普天間の辺野古移設は、このままでは知事の許可を得られる見通しは立たない。計画見直しも含めた再検討が必要だ。米軍の訓練移転も進める必要がある。

米兵による事故や犯罪が続く中、在日米軍に捜査権などで特権を認めた日米地位協定の抜本改定を米側に提起することも真剣に検討すべきだ。沖縄のさらなる負担軽減を待ったなしで進めねばならない。

読売新聞 2013年06月24日

首相沖縄訪問 政府一丸で基地負担を減らせ

沖縄の過重な米軍基地負担を軽減するため、政府は一丸となって努力する必要がある。

太平洋戦争の沖縄戦で組織的戦闘が終結したとされる「慰霊の日」の23日、安倍首相が沖縄県を訪問し、沖縄全戦没者追悼式に出席した。

式典には、岸田外相、小野寺防衛相、山本沖縄相も同席した。
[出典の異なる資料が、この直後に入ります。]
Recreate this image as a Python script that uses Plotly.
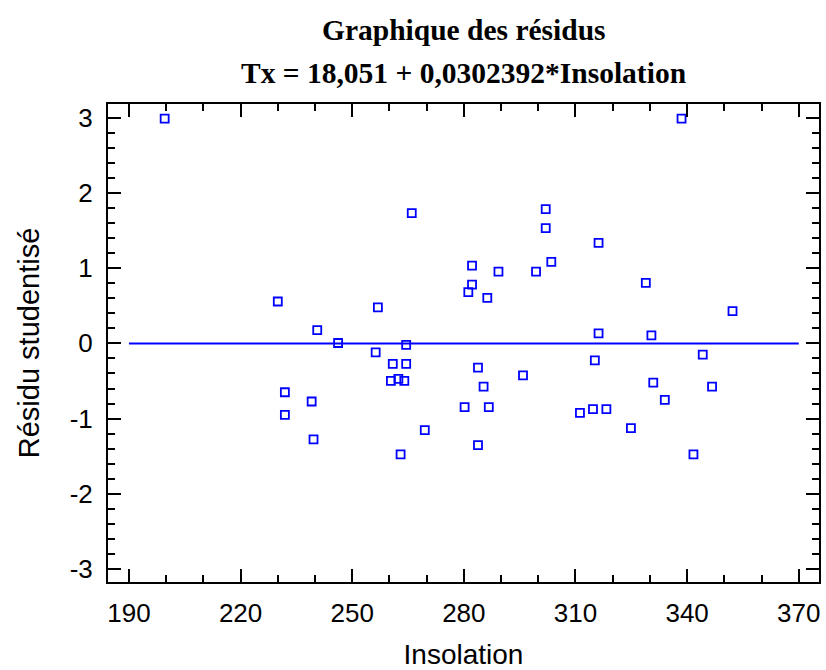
import plotly.graph_objects as go

# Data (Insolation vs studentized residual)
insolation = [199.6, 338.5,
              266.0, 230.0, 256.9, 240.6, 246.2, 264.5, 256.3, 260.9, 264.5, 260.4,
              262.4, 264.0, 231.9, 239.1, 231.9, 239.6, 269.5, 263.0,
              302.0, 302.0, 316.2, 282.2, 289.3, 299.4, 303.5, 282.2, 281.2, 286.3,
              316.2, 315.2, 283.8, 295.9, 285.3, 280.2, 286.7, 311.2, 314.7, 318.3,
              283.8,
              328.9, 352.2, 330.4, 344.2, 330.9, 346.7, 334.0, 324.9, 341.7]
residus = [2.985, 2.985,
           1.731, 0.556, 0.477, 0.177, 0.005, -0.021, -0.119, -0.273, -0.273, -0.498,
           -0.472, -0.498, -0.649, -0.772, -0.949, -1.276, -1.152, -1.474,
           1.784, 1.532, 1.334, 1.033, 0.954, 0.954, 1.082, 0.781, 0.680, 0.605,
           0.133, -0.225, -0.322, -0.424, -0.574, -0.847, -0.847, -0.922, -0.874, -0.874,
           -1.351,
           0.804, 0.429, 0.106, -0.150, -0.521, -0.574, -0.750, -1.126, -1.474]

zero_line_x = [190, 370]
zero_line_y = [0, 0]

x_tick_vals = [190, 220, 250, 280, 310, 340, 370]
x_tick_text = ["190", "220", "250", "280", "310", "340", "370"]
y_tick_vals = [-3, -2, -1, 0, 1, 2, 3]
y_tick_text = ["-3", "-2", "-1", "0", "1", "2", "3"]

title_1 = "Graphique des résidus"
title_2 = "Tx = 18,051 + 0,0302392*Insolation"
x_title = "Insolation"
y_title = "Résidu studentisé"

BLUE = "rgb(0,0,255)"

fig = go.Figure()
fig.add_trace(go.Scatter(x=zero_line_x, y=zero_line_y, mode="lines",
                         line=dict(color=BLUE, width=2), hoverinfo="skip",
                         showlegend=False))
fig.add_trace(go.Scatter(x=insolation, y=residus, mode="markers",
                         marker=dict(symbol="square-open", size=8,
                                     color=BLUE, line=dict(color=BLUE, width=1.8)),
                         showlegend=False))

axis_common = dict(showline=True, linecolor="black", linewidth=2, mirror="allticks",
                   ticks="inside", ticklen=13, tickwidth=2, tickcolor="black",
                   showgrid=False, zeroline=False, tickmode="array",
                   tickfont=dict(family="Liberation Sans, Arial", size=26, color="black"))

fig.update_xaxes(range=[184.37, 375.44], tickvals=x_tick_vals, ticktext=x_tick_text,
                 minor=dict(ticks="inside", ticklen=7, tickwidth=2, tickcolor="black", dtick=10, tick0=190),
                 ticklabelstandoff=7,
                 title=dict(text=x_title, font=dict(family="Liberation Sans, Arial", size=28, color="black"),
                            standoff=17),
                 **axis_common)
fig.update_yaxes(range=[-3.17, 3.18], tickvals=y_tick_vals, ticktext=y_tick_text,
                 minor=dict(ticks="inside", ticklen=7, tickwidth=2, tickcolor="black", dtick=0.2, tick0=0),
                 ticklabelstandoff=8,
                 title=dict(text=y_title, font=dict(family="Liberation Sans, Arial", size=29, color="black"),
                            standoff=22),
                 **axis_common)

fig.add_annotation(text="<b>" + title_1 + "</b>", xref="paper", yref="paper",
                   x=0.5, y=1.155, xanchor="center", yanchor="middle", showarrow=False,
                   font=dict(family="Liberation Serif, Times New Roman", size=29.5, color="black"))
fig.add_annotation(text="<b>" + title_2 + "</b>", xref="paper", yref="paper",
                   x=0.5, y=1.065, xanchor="center", yanchor="middle", showarrow=False,
                   font=dict(family="Liberation Serif, Times New Roman", size=29.5, color="black"))

fig.update_layout(width=826, height=670, margin=dict(l=108, r=5, t=104, b=86),
                  plot_bgcolor="white", paper_bgcolor="white")

fig.write_html("out.html")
外相、防衛相の出席は初めてだ。沖縄問題に取り組むには、関係府省の緊密な連携と、地元との重層的な調整が欠かせない。

首相は式典後、基地負担軽減について「目に見える形で実施したい」と語った。米軍普天間飛行場に関しては、「固定化はあってはならない。一日も早い移設に努力を重ねたい」と強調した。

日米両政府は4月上旬、県南部の米軍6施設について10~16年間程度で計1000ヘクタール以上の広大な土地を返還する計画を発表した。この計画の着実な実行こそが沖縄の負担を減らす最大の近道だ。

特に普天間飛行場の辺野古移設を実現することが重要である。

日米両政府は今月13日、来年度に予定していたキャンプ瑞慶覧の西普天間住宅地区の返還を年内にも前倒しすることで合意した。

普天間飛行場の辺野古移設に伴う公有水面埋め立てを、仲井真弘多知事が承認しやすくするための環境整備の一環と評価できる。

大切なのは、基地返還後の跡地について、政府と地元自治体などが協議し、より効率的な利用策を検討することだ。様々な沖縄振興策とも連動させたい。それが基地返還の価値を高めよう。

首相は式典後、沖縄振興策について知事と意見交換した。信頼関係を醸成しつつ、辺野古移設への知事の理解を広げるべきだ。

一方で、基地負担の軽減はあくまで、在沖縄米軍の抑止力の維持と両立させなければならない。

北朝鮮の核・ミサイル開発や、中国の急速な軍備増強と示威活動の拡大を踏まえれば、自衛隊と米軍の即応・機動力の重要性が今、一段と増しているからだ。

沖縄県与那国町議会は20日、与那国島への陸上自衛隊沿岸監視部隊の配備に伴う町有地の国への賃貸を承認した。防衛省と町は一時、陸自配備に関する町への協力費支払いをめぐって対立したが、週内にも賃貸契約を結ぶ運びだ。

自衛隊や米軍が効果的な活動を行うには、地元関係者と安定的で良好な関係を築くことが前提となる。防衛省は引き続き、様々な機会をとらえ、沖縄との関係を深めることが求められる。